Com um personagem como Ciro de volta à raia, Lula manteria a dificuldade em
faturar os benefícios decorrentes dessas políticas públicas e acresceria o
risco de ter a aprovação dessas iniciativas colocada em xeque.
Por tudo isso, Lula se move com pouca margem
de manobra no caso. Um passo em falso traria consequências tão danosas quanto
aquelas que aguardavam sua gestão da crise no Ministério das Comunicações. Ali
estava em questão a manutenção da fatia de poder de seu principal aliado no
União Brasil, o presidente do Congresso, Davi Alcolumbre (AP), e a preservação
do naco de votos governistas na bancada do partido na Câmara. Por isso engoliu
o desaforo da rejeição da Pasta pelo líder do partido, deputado Pedro Lucas (MA).
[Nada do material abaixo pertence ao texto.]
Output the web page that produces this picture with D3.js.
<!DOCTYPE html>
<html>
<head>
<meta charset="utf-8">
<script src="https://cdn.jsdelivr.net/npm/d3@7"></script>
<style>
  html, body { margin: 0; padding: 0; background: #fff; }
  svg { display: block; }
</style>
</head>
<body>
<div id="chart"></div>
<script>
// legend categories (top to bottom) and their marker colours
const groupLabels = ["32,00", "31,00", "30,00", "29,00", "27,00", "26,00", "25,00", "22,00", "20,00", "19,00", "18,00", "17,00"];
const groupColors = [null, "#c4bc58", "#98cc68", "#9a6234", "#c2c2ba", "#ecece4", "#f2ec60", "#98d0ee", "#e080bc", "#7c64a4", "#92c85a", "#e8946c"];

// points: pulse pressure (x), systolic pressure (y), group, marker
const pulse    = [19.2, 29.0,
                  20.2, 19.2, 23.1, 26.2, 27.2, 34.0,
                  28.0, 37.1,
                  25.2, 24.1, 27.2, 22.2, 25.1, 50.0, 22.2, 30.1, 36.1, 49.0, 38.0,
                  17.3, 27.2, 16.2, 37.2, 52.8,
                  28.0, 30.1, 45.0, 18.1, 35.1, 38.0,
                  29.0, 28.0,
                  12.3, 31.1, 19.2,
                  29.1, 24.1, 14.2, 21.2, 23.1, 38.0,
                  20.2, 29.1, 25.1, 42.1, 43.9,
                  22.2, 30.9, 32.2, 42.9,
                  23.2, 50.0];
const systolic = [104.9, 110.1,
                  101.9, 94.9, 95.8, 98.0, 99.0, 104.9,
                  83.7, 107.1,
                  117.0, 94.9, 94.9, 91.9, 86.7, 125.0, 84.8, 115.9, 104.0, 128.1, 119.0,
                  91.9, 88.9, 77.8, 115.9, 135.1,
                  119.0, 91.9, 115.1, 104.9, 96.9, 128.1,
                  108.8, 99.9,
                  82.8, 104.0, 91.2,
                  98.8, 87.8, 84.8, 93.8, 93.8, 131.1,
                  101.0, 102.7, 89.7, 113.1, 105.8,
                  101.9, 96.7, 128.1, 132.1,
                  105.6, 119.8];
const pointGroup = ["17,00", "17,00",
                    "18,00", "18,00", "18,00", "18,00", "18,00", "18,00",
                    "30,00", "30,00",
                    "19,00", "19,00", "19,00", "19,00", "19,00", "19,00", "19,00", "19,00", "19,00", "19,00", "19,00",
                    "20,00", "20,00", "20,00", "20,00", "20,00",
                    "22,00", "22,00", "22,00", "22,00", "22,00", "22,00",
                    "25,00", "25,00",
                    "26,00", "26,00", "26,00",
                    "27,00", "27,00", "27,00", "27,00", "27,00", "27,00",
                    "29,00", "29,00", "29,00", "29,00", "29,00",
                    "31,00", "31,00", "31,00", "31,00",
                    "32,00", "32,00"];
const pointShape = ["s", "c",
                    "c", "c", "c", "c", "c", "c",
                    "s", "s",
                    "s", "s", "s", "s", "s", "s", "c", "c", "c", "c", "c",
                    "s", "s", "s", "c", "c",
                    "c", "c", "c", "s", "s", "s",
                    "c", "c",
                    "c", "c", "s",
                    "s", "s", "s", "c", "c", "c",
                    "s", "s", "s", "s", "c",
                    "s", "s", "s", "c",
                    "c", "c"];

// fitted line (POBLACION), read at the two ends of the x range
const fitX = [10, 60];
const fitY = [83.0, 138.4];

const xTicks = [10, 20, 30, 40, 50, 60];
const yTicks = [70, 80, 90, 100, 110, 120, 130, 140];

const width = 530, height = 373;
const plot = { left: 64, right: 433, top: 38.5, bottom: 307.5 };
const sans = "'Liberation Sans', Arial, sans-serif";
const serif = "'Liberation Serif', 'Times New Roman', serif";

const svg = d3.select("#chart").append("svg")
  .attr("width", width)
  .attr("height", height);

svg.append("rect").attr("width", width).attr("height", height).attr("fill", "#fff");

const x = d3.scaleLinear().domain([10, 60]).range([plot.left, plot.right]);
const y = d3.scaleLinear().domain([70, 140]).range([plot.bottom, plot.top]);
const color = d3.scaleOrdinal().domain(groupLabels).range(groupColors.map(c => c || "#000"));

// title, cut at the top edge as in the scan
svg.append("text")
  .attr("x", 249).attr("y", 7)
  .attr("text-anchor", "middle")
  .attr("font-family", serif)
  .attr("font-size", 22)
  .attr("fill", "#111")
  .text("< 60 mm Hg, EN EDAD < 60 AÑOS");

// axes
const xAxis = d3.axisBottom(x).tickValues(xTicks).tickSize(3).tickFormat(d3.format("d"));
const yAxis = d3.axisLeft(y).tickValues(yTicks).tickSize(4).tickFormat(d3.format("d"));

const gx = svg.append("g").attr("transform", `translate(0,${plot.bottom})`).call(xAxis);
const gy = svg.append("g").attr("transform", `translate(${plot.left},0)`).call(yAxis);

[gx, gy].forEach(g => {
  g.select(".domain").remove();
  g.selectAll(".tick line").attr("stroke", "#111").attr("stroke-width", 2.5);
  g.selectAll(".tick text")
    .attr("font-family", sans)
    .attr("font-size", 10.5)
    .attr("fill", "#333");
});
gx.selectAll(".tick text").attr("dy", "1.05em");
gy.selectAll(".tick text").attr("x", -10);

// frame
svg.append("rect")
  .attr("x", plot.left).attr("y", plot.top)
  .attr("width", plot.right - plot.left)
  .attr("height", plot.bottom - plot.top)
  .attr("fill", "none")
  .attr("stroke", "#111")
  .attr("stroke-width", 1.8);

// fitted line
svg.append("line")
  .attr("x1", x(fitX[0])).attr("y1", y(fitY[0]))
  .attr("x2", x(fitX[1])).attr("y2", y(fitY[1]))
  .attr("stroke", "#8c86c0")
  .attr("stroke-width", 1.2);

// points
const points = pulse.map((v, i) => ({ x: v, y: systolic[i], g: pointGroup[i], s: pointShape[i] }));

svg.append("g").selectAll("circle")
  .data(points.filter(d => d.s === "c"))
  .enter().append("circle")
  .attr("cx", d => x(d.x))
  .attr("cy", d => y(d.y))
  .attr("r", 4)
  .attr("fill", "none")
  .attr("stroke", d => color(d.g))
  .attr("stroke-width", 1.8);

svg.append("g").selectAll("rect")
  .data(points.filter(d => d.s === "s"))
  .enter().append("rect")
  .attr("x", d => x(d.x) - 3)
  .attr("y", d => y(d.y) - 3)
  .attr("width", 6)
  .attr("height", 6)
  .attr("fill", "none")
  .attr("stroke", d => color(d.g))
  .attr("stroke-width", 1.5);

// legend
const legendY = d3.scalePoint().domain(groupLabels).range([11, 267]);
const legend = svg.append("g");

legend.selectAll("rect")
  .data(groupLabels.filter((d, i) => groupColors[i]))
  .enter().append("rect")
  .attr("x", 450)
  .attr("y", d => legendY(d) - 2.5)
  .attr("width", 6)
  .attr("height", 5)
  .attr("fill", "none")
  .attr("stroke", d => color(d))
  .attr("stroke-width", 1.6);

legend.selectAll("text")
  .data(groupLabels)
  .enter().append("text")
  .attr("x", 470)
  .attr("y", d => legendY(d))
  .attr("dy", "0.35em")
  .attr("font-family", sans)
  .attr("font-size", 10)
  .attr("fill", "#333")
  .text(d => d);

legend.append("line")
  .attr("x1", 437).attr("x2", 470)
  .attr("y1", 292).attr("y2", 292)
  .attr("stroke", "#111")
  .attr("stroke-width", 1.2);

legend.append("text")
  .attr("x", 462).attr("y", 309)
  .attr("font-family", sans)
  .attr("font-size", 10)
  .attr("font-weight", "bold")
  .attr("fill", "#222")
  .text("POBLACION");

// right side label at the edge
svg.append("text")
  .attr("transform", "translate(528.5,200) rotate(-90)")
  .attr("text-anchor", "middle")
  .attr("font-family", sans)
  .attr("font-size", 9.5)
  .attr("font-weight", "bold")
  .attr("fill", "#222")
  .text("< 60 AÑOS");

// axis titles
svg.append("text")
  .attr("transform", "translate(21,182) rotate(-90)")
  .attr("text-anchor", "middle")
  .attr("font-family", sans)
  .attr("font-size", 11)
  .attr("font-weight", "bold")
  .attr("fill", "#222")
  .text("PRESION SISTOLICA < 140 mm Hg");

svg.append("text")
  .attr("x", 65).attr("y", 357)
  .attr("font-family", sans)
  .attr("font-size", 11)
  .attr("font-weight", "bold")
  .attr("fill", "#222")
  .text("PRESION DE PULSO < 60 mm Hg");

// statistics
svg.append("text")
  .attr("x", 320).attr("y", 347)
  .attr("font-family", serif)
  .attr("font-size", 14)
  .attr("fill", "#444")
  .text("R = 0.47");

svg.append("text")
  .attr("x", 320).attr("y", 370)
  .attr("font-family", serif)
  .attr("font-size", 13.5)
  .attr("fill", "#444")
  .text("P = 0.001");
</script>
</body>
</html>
Na Previdência, está em questão um partido
menos estratégico para a governabilidade mas que pode abrir flancos no
eleitorado de centro-esquerda que Lula, até aqui, domina. Além disso, se o
eleitor é incapaz de listar os danos para sua vida decorrente da gestão do
União Brasil nas Comunicações, não terá dificuldade em apontar o estrago
causado pela rapina no INSS.
A proximidade do 1º de Maio dramatiza o
impacto deste caso para a imagem do governo. Se, em 2024, Lula teve que lidar
com a inépcia da Secretaria de Governo - ainda intocada - que lhe levou a
discursar para 2 mil pessoas no estacionamento de um estádio de futebol, este
ano enfrentará o risco de a oposição, que não tem lugar de fala no tema,
arrumar um.
A simbiose do governo com o Supremo Tribunal
Federal é tamanha que o embate em curso entre a Corte e a Justiça do Trabalho
também pode cair no seu colo. O ministro Gilmar Mendes suspendeu a tramitação
de todos os processos relativos à terceirização e pejotização enquanto o STF
não julga o tema com repercussão geral.
Depois da anulação, pelo STF, de muitas
decisões da JT, ministros como Edson Fachin e Cristiano Zanin passaram a
reconhecer abusos, com repercussões não apenas para os direitos trabalhistas
como para o financiamento da Previdência. É inevitável que o resultado desse
julgamento se junte ao legado trabalhista e Previdenciário de Lula III.